* [Exercise]
Write out the data below in full, unchanged, minus the images.

* [Data lines]
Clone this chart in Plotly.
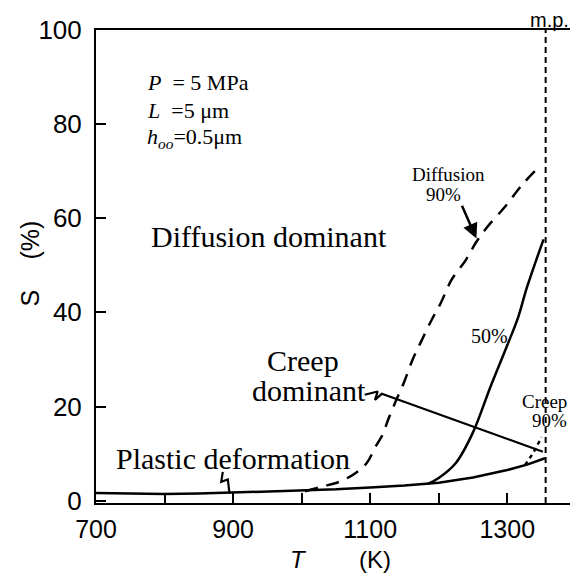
import plotly.graph_objects as go

# ---------------- data ----------------
T_plastic = [700, 750, 800, 850, 900, 950, 1000, 1050, 1100, 1150, 1200, 1250, 1300, 1330, 1355]
S_plastic = [1.6, 1.5, 1.4, 1.5, 1.7, 1.9, 2.1, 2.4, 2.8, 3.2, 3.8, 4.9, 6.5, 7.7, 9.0]

T_50 = [1185, 1200, 1225, 1250, 1275, 1300, 1316, 1328, 1342, 1353]
S_50 = [3.6, 4.8, 8.0, 14.5, 24.0, 33.0, 39.0, 45.0, 51.0, 55.5]

T_diff90 = [1005, 1030, 1055, 1080, 1095, 1108, 1118, 1127, 1137, 1149, 1162, 1175,
            1190, 1203, 1219, 1239, 1255, 1270, 1297, 1321, 1347]
S_diff90 = [2.0, 3.0, 4.0, 6.0, 8.0, 11.5, 14.0, 17.5, 21.0, 25.0, 30.0, 34.0,
            38.5, 42.0, 47.0, 51.0, 55.0, 58.0, 62.5, 67.0, 71.0]

T_creep90 = [1326, 1335, 1343, 1350]
S_creep90 = [7.6, 9.5, 11.5, 13.5]

MELTING_POINT = 1356

# leader lines (annotation pointers)
T_creep_leader = [1092, 1111, 1107, 1117, 1352]
S_creep_leader = [22.5, 23.2, 21.4, 22.7, 10.4]
T_plastic_leader = [885, 882.7, 892.3, 894.8]
S_plastic_leader = [6.1, 4.0, 4.5, 1.5]

x_tickvals = [700, 800, 900, 1000, 1100, 1200, 1300]
x_ticktext = ["700", "", "900", "", "1100", "", "1300"]
y_tickvals = [0, 20, 40, 60, 80, 100]

SERIF = "Liberation Serif"
SANS = "Liberation Sans"

fig = go.Figure()

fig.add_trace(go.Scatter(x=T_plastic, y=S_plastic, mode="lines",
                         line=dict(color="black", width=2.5), showlegend=False))
fig.add_trace(go.Scatter(x=T_50, y=S_50, mode="lines", line_shape="spline",
                         line=dict(color="black", width=2.5), showlegend=False))
fig.add_trace(go.Scatter(x=T_diff90, y=S_diff90, mode="lines", line_shape="spline",
                         line=dict(color="black", width=2.5, dash="13px,9px"), showlegend=False))
fig.add_trace(go.Scatter(x=T_creep90, y=S_creep90, mode="lines",
                         line=dict(color="black", width=2.5, dash="4px,4px"), showlegend=False))
fig.add_trace(go.Scatter(x=T_creep_leader, y=S_creep_leader, mode="lines",
                         line=dict(color="black", width=2.2), showlegend=False))
fig.add_trace(go.Scatter(x=T_plastic_leader, y=S_plastic_leader, mode="lines",
                         line=dict(color="black", width=2.2), showlegend=False))

fig.add_vline(x=MELTING_POINT, line=dict(color="black", width=2, dash="6px,4px"))

ann = []
def txt(x, y, text, size, font=SERIF, xanchor="center", **kw):
    ann.append(dict(x=x, y=y, xref="x", yref="y", text=text, showarrow=False,
                    xanchor=xanchor, yanchor="middle",
                    font=dict(family=font, size=size, color="black"), **kw))

txt(771, 88.8, "<i>P</i>  = 5 MPa", 22, xanchor="left")
txt(771, 83.0, "<i>L</i>  =5 μm", 22, xanchor="left")
txt(771, 77.1, "<i>h</i><sub><i>oo</i></sub>=0.5μm", 22, xanchor="left")

txt(953, 56.1, "Diffusion dominant", 30)
txt(1002, 29.7, "Creep", 30)
txt(1011, 23.3, "dominant", 30)
txt(900, 8.9, "Plastic deformation", 30)
txt(1274, 35.0, "50%", 20)
txt(1215, 69.3, "Diffusion", 19)
txt(1207, 65.0, "90%", 19)
txt(1355, 21.0, "Creep", 19)
txt(1361, 17.0, "90%", 19)

# arrow for Diffusion 90%
ann.append(dict(x=1255, y=55.7, ax=1233, ay=63, xref="x", yref="y", axref="x", ayref="y",
                text="", showarrow=True, arrowhead=2, arrowsize=1.2, arrowwidth=2.5,
                arrowcolor="black"))

def paper_txt(x, y, text, size, angle=0):
    ann.append(dict(x=x, y=y, xref="paper", yref="paper", text=text, textangle=angle,
                    xanchor="center", yanchor="middle", showarrow=False,
                    font=dict(family=SANS, size=size, color="black")))

# axis titles
paper_txt(0.4256, -0.119, "<i>T</i>", 24)
paper_txt(0.587, -0.119, "(K)", 24)
paper_txt(-0.138, 0.4334, "S", 25, -90)
paper_txt(-0.138, 0.556, "(%)", 25, -90)
paper_txt(0.954, 1.021, "m.p.", 20)

# the page body adds an 8px offset; the figure is sized to compensate
fig.update_layout(
    width=570, height=568,
    margin=dict(l=88, r=5, t=22, b=73),
    paper_bgcolor="white", plot_bgcolor="white",
    annotations=ann,
    xaxis=dict(range=[700, 1393], tickvals=x_tickvals, ticktext=x_ticktext,
               ticks="inside", ticklen=10, tickwidth=1.5, tickcolor="black",
               showline=True, linecolor="black", linewidth=2, mirror=True,
               showgrid=False, zeroline=False, ticklabelstandoff=3,
               tickfont=dict(family=SANS, size=25, color="black")),
    yaxis=dict(range=[-0.5, 100], tickvals=y_tickvals,
               ticks="inside", ticklen=10, tickwidth=1.5, tickcolor="black",
               showline=True, linecolor="black", linewidth=2, mirror=True,
               showgrid=False, zeroline=False, ticklabelstandoff=7,
               tickfont=dict(family=SANS, size=26, color="black")),
)

fig.write_html("out.html")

* [Output of the task]
Clone this chart in Plotly.
import plotly.graph_objects as go

# ---------------- data ----------------
T_plastic = [700, 750, 800, 850, 900, 950, 1000, 1050, 1100, 1150, 1200, 1250, 1300, 1330, 1355]
S_plastic = [1.6, 1.5, 1.4, 1.5, 1.7, 1.9, 2.1, 2.4, 2.8, 3.2, 3.8, 4.9, 6.5, 7.7, 9.0]

T_50 = [1185, 1200, 1225, 1250, 1275, 1300, 1316, 1328, 1342, 1353]
S_50 = [3.6, 4.8, 8.0, 14.5, 24.0, 33.0, 39.0, 45.0, 51.0, 55.5]

T_diff90 = [1005, 1030, 1055, 1080, 1095, 1108, 1118, 1127, 1137, 1149, 1162, 1175,
            1190, 1203, 1219, 1239, 1255, 1270, 1297, 1321, 1347]
S_diff90 = [2.0, 3.0, 4.0, 6.0, 8.0, 11.5, 14.0, 17.5, 21.0, 25.0, 30.0, 34.0,
            38.5, 42.0, 47.0, 51.0, 55.0, 58.0, 62.5, 67.0, 71.0]

T_creep90 = [1326, 1335, 1343, 1350]
S_creep90 = [7.6, 9.5, 11.5, 13.5]

MELTING_POINT = 1356

# leader lines (annotation pointers)
T_creep_leader = [1092, 1111, 1107, 1117, 1352]
S_creep_leader = [22.5, 23.2, 21.4, 22.7, 10.4]
T_plastic_leader = [885, 882.7, 892.3, 894.8]
S_plastic_leader = [6.1, 4.0, 4.5, 1.5]

x_tickvals = [700, 800, 900, 1000, 1100, 1200, 1300]
x_ticktext = ["700", "", "900", "", "1100", "", "1300"]
y_tickvals = [0, 20, 40, 60, 80, 100]

SERIF = "Liberation Serif"
SANS = "Liberation Sans"

fig = go.Figure()

fig.add_trace(go.Scatter(x=T_plastic, y=S_plastic, mode="lines",
                         line=dict(color="black", width=2.5), showlegend=False))
fig.add_trace(go.Scatter(x=T_50, y=S_50, mode="lines", line_shape="spline",
                         line=dict(color="black", width=2.5), showlegend=False))
fig.add_trace(go.Scatter(x=T_diff90, y=S_diff90, mode="lines", line_shape="spline",
                         line=dict(color="black", width=2.5, dash="13px,9px"), showlegend=False))
fig.add_trace(go.Scatter(x=T_creep90, y=S_creep90, mode="lines",
                         line=dict(color="black", width=2.5, dash="4px,4px"), showlegend=False))
fig.add_trace(go.Scatter(x=T_creep_leader, y=S_creep_leader, mode="lines",
                         line=dict(color="black", width=2.2), showlegend=False))
fig.add_trace(go.Scatter(x=T_plastic_leader, y=S_plastic_leader, mode="lines",
                         line=dict(color="black", width=2.2), showlegend=False))

fig.add_vline(x=MELTING_POINT, line=dict(color="black", width=2, dash="6px,4px"))

ann = []
def txt(x, y, text, size, font=SERIF, xanchor="center", **kw):
    ann.append(dict(x=x, y=y, xref="x", yref="y", text=text, showarrow=False,
                    xanchor=xanchor, yanchor="middle",
                    font=dict(family=font, size=size, color="black"), **kw))

txt(771, 88.8, "<i>P</i>  = 5 MPa", 22, xanchor="left")
txt(771, 83.0, "<i>L</i>  =5 μm", 22, xanchor="left")
txt(771, 77.1, "<i>h</i><sub><i>oo</i></sub>=0.5μm", 22, xanchor="left")

txt(953, 56.1, "Diffusion dominant", 30)
txt(1002, 29.7, "Creep", 30)
txt(1011, 23.3, "dominant", 30)
txt(900, 8.9, "Plastic deformation", 30)
txt(1274, 35.0, "50%", 20)
txt(1215, 69.3, "Diffusion", 19)
txt(1207, 65.0, "90%", 19)
txt(1355, 21.0, "Creep", 19)
txt(1361, 17.0, "90%", 19)

# arrow for Diffusion 90%
ann.append(dict(x=1255, y=55.7, ax=1233, ay=63, xref="x", yref="y", axref="x", ayref="y",
                text="", showarrow=True, arrowhead=2, arrowsize=1.2, arrowwidth=2.5,
                arrowcolor="black"))

def paper_txt(x, y, text, size, angle=0):
    ann.append(dict(x=x, y=y, xref="paper", yref="paper", text=text, textangle=angle,
                    xanchor="center", yanchor="middle", showarrow=False,
                    font=dict(family=SANS, size=size, color="black")))

# axis titles
paper_txt(0.4256, -0.119, "<i>T</i>", 24)
paper_txt(0.587, -0.119, "(K)", 24)
paper_txt(-0.138, 0.4334, "S", 25, -90)
paper_txt(-0.138, 0.556, "(%)", 25, -90)
paper_txt(0.954, 1.021, "m.p.", 20)

# the page body adds an 8px offset; the figure is sized to compensate
fig.update_layout(
    width=570, height=568,
    margin=dict(l=88, r=5, t=22, b=73),
    paper_bgcolor="white", plot_bgcolor="white",
    annotations=ann,
    xaxis=dict(range=[700, 1393], tickvals=x_tickvals, ticktext=x_ticktext,
               ticks="inside", ticklen=10, tickwidth=1.5, tickcolor="black",
               showline=True, linecolor="black", linewidth=2, mirror=True,
               showgrid=False, zeroline=False, ticklabelstandoff=3,
               tickfont=dict(family=SANS, size=25, color="black")),
    yaxis=dict(range=[-0.5, 100], tickvals=y_tickvals,
               ticks="inside", ticklen=10, tickwidth=1.5, tickcolor="black",
               showline=True, linecolor="black", linewidth=2, mirror=True,
               showgrid=False, zeroline=False, ticklabelstandoff=7,
               tickfont=dict(family=SANS, size=26, color="black")),
)

fig.write_html("out.html")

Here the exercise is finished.